'''

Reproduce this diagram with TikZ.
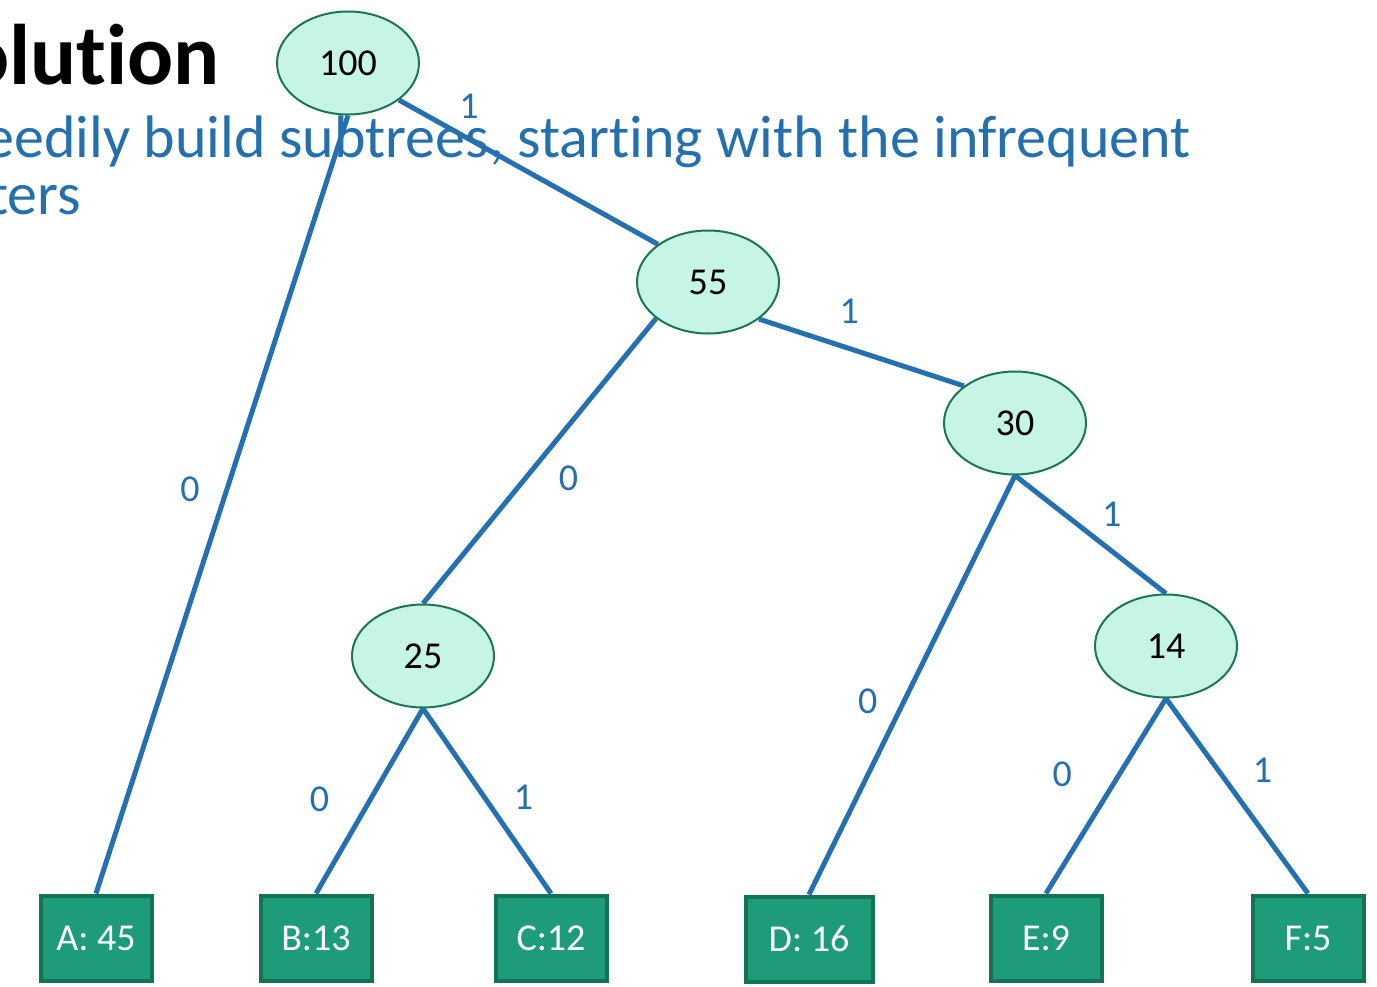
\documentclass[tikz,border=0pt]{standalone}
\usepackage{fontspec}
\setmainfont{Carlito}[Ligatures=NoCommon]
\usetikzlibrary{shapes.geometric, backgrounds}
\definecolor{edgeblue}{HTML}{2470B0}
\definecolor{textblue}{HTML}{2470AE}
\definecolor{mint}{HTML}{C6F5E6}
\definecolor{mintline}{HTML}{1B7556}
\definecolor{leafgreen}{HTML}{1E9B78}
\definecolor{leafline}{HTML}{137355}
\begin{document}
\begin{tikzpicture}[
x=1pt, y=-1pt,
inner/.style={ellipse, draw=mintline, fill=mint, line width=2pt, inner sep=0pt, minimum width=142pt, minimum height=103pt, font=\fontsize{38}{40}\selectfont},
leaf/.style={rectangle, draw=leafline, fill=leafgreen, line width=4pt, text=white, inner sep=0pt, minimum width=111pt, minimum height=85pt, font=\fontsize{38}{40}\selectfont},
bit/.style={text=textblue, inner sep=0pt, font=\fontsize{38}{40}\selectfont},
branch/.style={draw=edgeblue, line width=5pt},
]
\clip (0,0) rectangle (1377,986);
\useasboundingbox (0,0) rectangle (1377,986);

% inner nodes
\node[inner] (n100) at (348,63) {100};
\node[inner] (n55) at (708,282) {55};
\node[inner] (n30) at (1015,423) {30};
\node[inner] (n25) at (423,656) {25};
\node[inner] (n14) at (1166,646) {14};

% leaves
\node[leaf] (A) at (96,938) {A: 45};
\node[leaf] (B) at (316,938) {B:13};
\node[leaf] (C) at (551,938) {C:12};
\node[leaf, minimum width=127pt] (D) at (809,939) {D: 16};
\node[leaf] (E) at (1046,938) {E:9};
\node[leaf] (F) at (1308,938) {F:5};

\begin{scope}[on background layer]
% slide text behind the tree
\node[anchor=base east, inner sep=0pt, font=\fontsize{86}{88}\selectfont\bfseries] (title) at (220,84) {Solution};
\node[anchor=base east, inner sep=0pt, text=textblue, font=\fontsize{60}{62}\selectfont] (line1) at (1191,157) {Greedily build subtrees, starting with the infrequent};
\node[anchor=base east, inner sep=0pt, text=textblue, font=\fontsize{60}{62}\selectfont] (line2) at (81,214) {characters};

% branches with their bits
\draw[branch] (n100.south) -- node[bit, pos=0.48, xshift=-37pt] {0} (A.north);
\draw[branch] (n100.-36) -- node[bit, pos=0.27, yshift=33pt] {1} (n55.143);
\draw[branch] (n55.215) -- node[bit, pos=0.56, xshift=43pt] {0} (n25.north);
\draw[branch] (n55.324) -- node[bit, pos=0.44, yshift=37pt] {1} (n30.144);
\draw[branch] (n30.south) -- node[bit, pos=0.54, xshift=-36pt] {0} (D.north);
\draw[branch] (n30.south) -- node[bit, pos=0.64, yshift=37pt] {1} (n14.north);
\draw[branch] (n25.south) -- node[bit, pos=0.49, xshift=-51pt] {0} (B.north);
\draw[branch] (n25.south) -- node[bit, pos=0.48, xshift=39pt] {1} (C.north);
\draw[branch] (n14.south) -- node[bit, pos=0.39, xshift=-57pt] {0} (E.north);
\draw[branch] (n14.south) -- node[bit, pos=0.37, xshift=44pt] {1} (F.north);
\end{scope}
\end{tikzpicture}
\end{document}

'''

> Exercise directions
Everything from the top line of the data down to and including the line with "(line2) at (81,214)" is to be copied, except the pictures.

> Written answer
Reproduce this diagram with TikZ.
\documentclass[tikz,border=0pt]{standalone}
\usepackage{fontspec}
\setmainfont{Carlito}[Ligatures=NoCommon]
\usetikzlibrary{shapes.geometric, backgrounds}
\definecolor{edgeblue}{HTML}{2470B0}
\definecolor{textblue}{HTML}{2470AE}
\definecolor{mint}{HTML}{C6F5E6}
\definecolor{mintline}{HTML}{1B7556}
\definecolor{leafgreen}{HTML}{1E9B78}
\definecolor{leafline}{HTML}{137355}
\begin{document}
\begin{tikzpicture}[
x=1pt, y=-1pt,
inner/.style={ellipse, draw=mintline, fill=mint, line width=2pt, inner sep=0pt, minimum width=142pt, minimum height=103pt, font=\fontsize{38}{40}\selectfont},
leaf/.style={rectangle, draw=leafline, fill=leafgreen, line width=4pt, text=white, inner sep=0pt, minimum width=111pt, minimum height=85pt, font=\fontsize{38}{40}\selectfont},
bit/.style={text=textblue, inner sep=0pt, font=\fontsize{38}{40}\selectfont},
branch/.style={draw=edgeblue, line width=5pt},
]
\clip (0,0) rectangle (1377,986);
\useasboundingbox (0,0) rectangle (1377,986);

% inner nodes
\node[inner] (n100) at (348,63) {100};
\node[inner] (n55) at (708,282) {55};
\node[inner] (n30) at (1015,423) {30};
\node[inner] (n25) at (423,656) {25};
\node[inner] (n14) at (1166,646) {14};

% leaves
\node[leaf] (A) at (96,938) {A: 45};
\node[leaf] (B) at (316,938) {B:13};
\node[leaf] (C) at (551,938) {C:12};
\node[leaf, minimum width=127pt] (D) at (809,939) {D: 16};
\node[leaf] (E) at (1046,938) {E:9};
\node[leaf] (F) at (1308,938) {F:5};

\begin{scope}[on background layer]
% slide text behind the tree
\node[anchor=base east, inner sep=0pt, font=\fontsize{86}{88}\selectfont\bfseries] (title) at (220,84) {Solution};
\node[anchor=base east, inner sep=0pt, text=textblue, font=\fontsize{60}{62}\selectfont] (line1) at (1191,157) {Greedily build subtrees, starting with the infrequent};
\node[anchor=base east, inner sep=0pt, text=textblue, font=\fontsize{60}{62}\selectfont] (line2) at (81,214) {characters};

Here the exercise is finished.